Transfers of assets between spouses are exempt from any potential inheritance tax liability. This usually continues to be the case for any transfer made after divorce as part of a financial settlement.
Tax rules are complex; you should take advice on the best way to minimise the tax consequences of a divorce.
If you are over 70 years old, there is a very limited tax relief available, and only if you are legally required to make the maintenance payments. Younger maintenance payers do not qualify for any tax relief.
No income tax is due on maintenance payments you receive.
Usually yes. When you get divorced, your ex-spouse is automatically excluded from your will as either a beneficiary or an executor. (Note that this is not the case if you have merely separated.) Unless you draw up a new will, this can have undesired consequences.
For example, your original will might have been drawn up on the assumption that your spouse would take care of the children using the money left to him or her. With the ex-spouse excluded from the will, you might now want to arrange an appropriate trust to hold the inheritance for the children. More broadly, you may want to alter the way assets are shared among the various beneficiaries.

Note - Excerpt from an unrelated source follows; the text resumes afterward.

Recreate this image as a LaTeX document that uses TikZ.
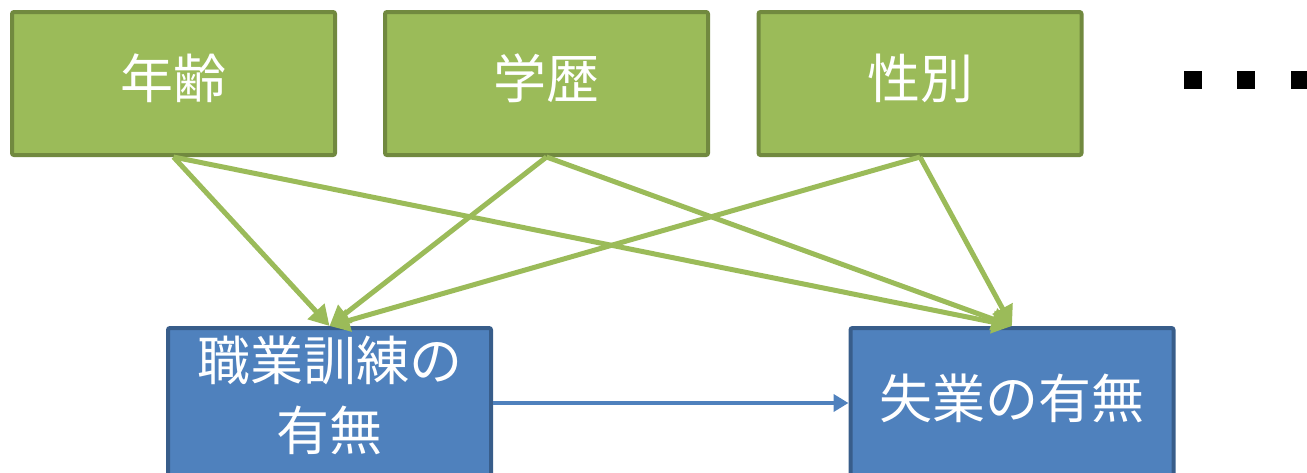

If you do want your former spouse to continue to be a beneficiary, you must draw up a new will. In some cases, the financial settlement you agree when you divorce may require one or both of you to make provision in your will for your ex-spouse and any children. This might be appropriate, for example, if you are paying continuing maintenance.
Note also that if your ex-spouse remains dependent on you, in some circumstances it may be possible to challenge your will if it does not make adequate provision for him or her. Your own wishes are more likely to be followed if you draw up a new will that takes this into account.